Growing up, Medina would leave the New York City boroughs of Brooklyn and Queens and head to his parents' birthplace -- Puerto Rico. As U.S. citizens, many Puerto Ricans divide time between the island and New York, where they have been a steady presence since the early 1900s.
Medina would spend time with his grandmother in the mountainous hills of Puerto Rico, surrounded by the people whose heritage includes Taino, African, Caucasian and Spanish cultures.
As a child, Puerto Rico's beaches and wrestling fascinated him. Medina said he spent countless Saturday mornings watching professional wrestlers on television.
At 17, a well-known wrestling trainer started instructing Medina in the sport. That launched a nine-year career as the Spanish Angel, Kingpin Angel and Angel. He traveled to Japan, Mexico and Puerto Rico.
"It was awesome," Medina said.
But contract problems caused Medina to think about life outside the ring. So he decided to fulfill another childhood dream: becoming a police officer.
In 2002, the 32-year-old started his law enforcement career in Wichita. He likes patrolling the city's streets and keeping them safe, he said. Because he speaks Spanish, he has a good rapport with the Hispanic community.

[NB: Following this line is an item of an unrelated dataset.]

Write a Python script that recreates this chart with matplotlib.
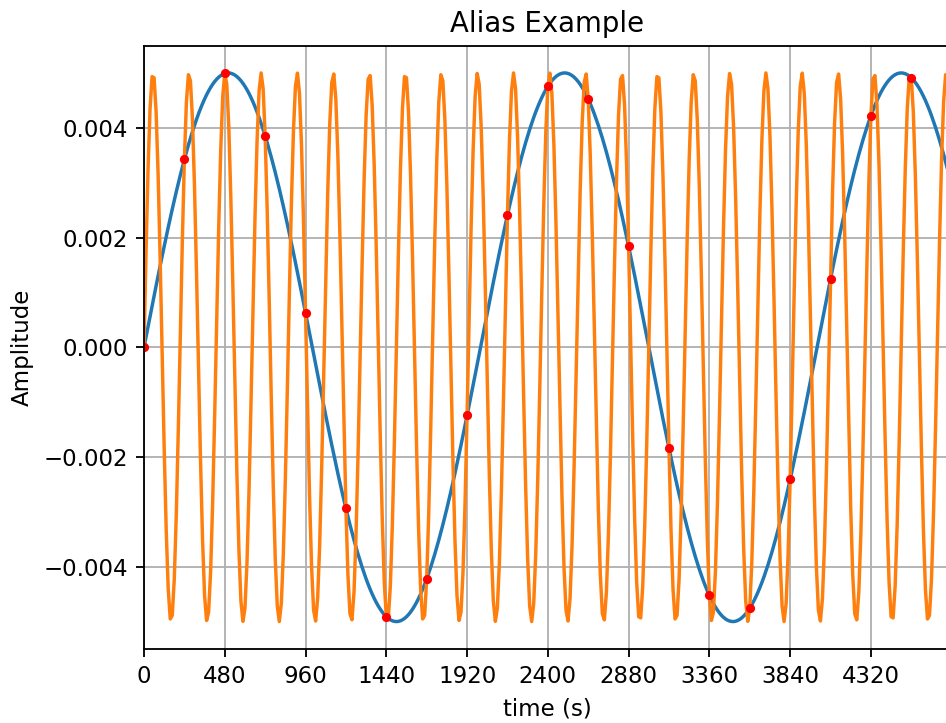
import numpy as np
import matplotlib
matplotlib.use("Agg")
import matplotlib.pyplot as plt

# Signal parameters
amplitude = 0.005          # peak amplitude of both tones
signal_period = 2000.0     # period of the slow (true) tone, seconds
sample_interval = 240.0    # sampling interval, seconds
duration = 4800.0          # length of the time axis, seconds
plot_step = 12.0           # resolution of the drawn curves, seconds
xtick_values = [0, 480, 960, 1440, 1920, 2400, 2880, 3360, 3840, 4320]

f_signal = 1.0 / signal_period
f_sample = 1.0 / sample_interval
f_alias = f_sample + f_signal   # higher tone that produces identical samples

t = np.arange(0, duration, plot_step)
slow = amplitude * np.sin(2 * np.pi * f_signal * t)
fast = amplitude * np.sin(2 * np.pi * f_alias * t)

t_samp = np.arange(0, duration, sample_interval)
samples = amplitude * np.sin(2 * np.pi * f_signal * t_samp)

dpi = 165
W, H = 946, 723
fig = plt.figure(figsize=(W / dpi, H / dpi), dpi=dpi)
ax = fig.add_axes([144 / W, 74 / H, (950 - 144) / W, (649 - 45.5) / H])

ax.plot(t, slow)
ax.plot(t, fast)
ax.plot(t_samp, samples, 'r.')

ax.set_xlim(0, 4790)
ax.set_xticks(xtick_values)
ax.grid(True)
ax.set_title("Alias Example")
ax.set_xlabel("time (s)")
ax.set_ylabel("Amplitude")

fig.savefig("out.png", dpi=dpi)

Medina said he is growing accustomed to being one of the few Puerto Ricans in town. Census figures show fewer than 850 Puerto Ricans in Wichita, as opposed to the nearly 790,000 who live in New York.
"Back home," Medina said of New York, "there are Mexicans, Colombians. Everything is so diverse.
"Here, it's different."
Judith Eguino Procter came from the tropical valleys of Cochabamba, Bolivia, to Wichita in 1979.
"I didn't know where Wichita, Kansas, was," Procter said.
Three years later, Procter found herself separated from her husband and raising her son, Mirko D'Angelo, alone.
Surviving would have been harder had she not learned English as a child in Bolivia, she said.
Procter said she took her son and traveled by airplane back to Bolivia to regroup. Once there, she realized that Mirko missed his friends and she also missed Wichita.
"I liked the city," she said. "It's quiet. People say, 'Thank you' and 'Come back again.' "
Here, she said, she didn't have to deal with the social stigma of separation and divorce. In Bolivia, she said, "divorce is almost like a sin."
Procter returned to Wichita and found sales work and an apartment with the help of a friend. Soon after, she found a higher-paying job where she could use her bilingual skills.
By 1982, she had her first car. By 1995, she paid off her house.
Life got better, she said.
Procter has been active in the community, translating for families and educating Hispanics about AIDS, among other jobs.
She also visits jails and works with the homeless, she said.
Her family asks when she will return to Bolivia for good, or move to Miami, where she has some family and the Hispanic population is larger. Though there are fewer than 30 Bolivians in the city, Procter said Wichita is home.
"It's here where I matured," she said. "It's here where I found physical freedom and freedom for my soul."